How We Cooked a Jewish-Asian Christmas
Editor's note: Serious Eats contributors Noah Arenstein and Chichi Wang spent their Christmas cooking for Woks and Lox, a Jewish-Chinese holiday dinner that brings two cultures together with the best of their culinary traditions. We asked head chef Noah, who you've met before, to tell his story of how the event came together.
Sensing an opportunity to strengthen the "undeniable bond between Jews and Chinese" during the holidays, seasoned event planners and Queens food power couple Jeff Orlick and Veronica Chan created Woks & Lox in 2011. For the first two years, the event was held on Christmas Eve at Queens Kickshaw in Astoria, with Serious Eats contributor Chichi Wang developing a Chinese-Jewish fusion menu of hearty winter classics including five-spice potato latkes and potato wonton pierogi.
I'd been to Woks & Lox both years, first as a paying guest and last year as Chichi's sous chef. This year, with Chichi in grad school and me going full-steam with my Scharf & Zoyer pop-up, I couldn't resist the opportunity to take a larger part in developing a new menu.
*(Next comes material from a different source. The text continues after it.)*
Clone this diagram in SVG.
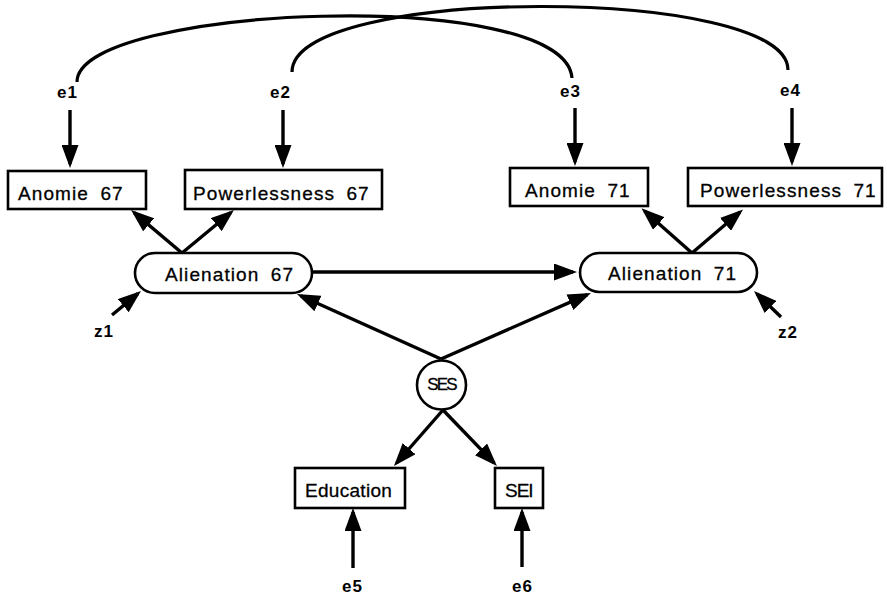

Here's how this year's Jewish-Chinese Christmas came together.
For the third installment of Woks and Lox, Jeff and Veronica wanted to go bigger, which meant moving the event to Manhattan. They explored numerous new venues before finding a location that perfectly represented Chinatown's past and future: Nom Wah Tea Parlor, the oldest dim sum house in Chinatown.
Besides the venue, we agreed on another major change. In the spirit of Queens Kickshaw's menu, all the dishes served were vegetarian. At Nom Wah we could now serve a full meat menu, one that we decided would be "kosher-style," which is to say we'd avoid pork and shellfish and keep meat and dairy mostly separate.
Going Kosher-style was easy, but the rest of our limitations were significant. Nom Wah's kitchen was off-limits, and we had no heating elements aside from a single griddle (plugging in a second, we found, would overload the circuit breaker) and a handful of chafing dishes. Everything else was held hot in "cambros," which are large, plug-in heating boxes (graciously loaned to us by Briskettown's Dan Delaney). We set up a restaurant within a restaurant to serve our meal.
As a frequent, post-court visitor to Nom Wah (I'm a lawyer by day), I'd latched on to a handful of dishes that I was eager to riff on. One of my favorites has always been pan-fried turnip cakes with XO sauce. Since my entire reputation as a cook has been based on pan-frying kugel, this dish was a no-brainer. However, the XO had to be kosher-fied, so Chichi and I developed a vegetarian version by making it intensely mushroom-y, with mushroom bits roasted to an intense caramelization. Enter fried kugel cubes with mushroom XO sausage.
I also love Nom Wah's fried eggplant stuffed with shrimp paste. But I also love gefilte fish, which when done right is at least as good as shrimp paste, and as luck has it the good people behind Gefilteria, who make a fabulous gefilte fish, were happy to make some donations. Horseradish and gefilte fish go together like peanut butter and jelly, so for a sauce we spiked hoisin with at least four jars of horseradish and a bit of pickled chilies. Try it at your next seder.
We also served a beak-to-butt chicken fried rice, served with chicken thigh, confit gizzards, and chicken liver made like foie gras from Fleisher's Meats. We topped it all with a shower of gribenes (fried chicken skin) and dill and served it with a side of deli mustard from The Pickle Guys.
Last up was a Sephardic version Fuchsia Dunlop's Sichuan dan dan noodle recipe from her cookbook, Land of Plenty, served with a fried chickpea, lamb, mint, and pistachio topping. I'll be cooking it at future pop-ups and scarfing it down at home in the meantime.
Given our limitations, it was as fine a Jewish-Chinese Christmas as we could hope for. At the end of the night we fed over 60 people. It felt like an even larger crowd.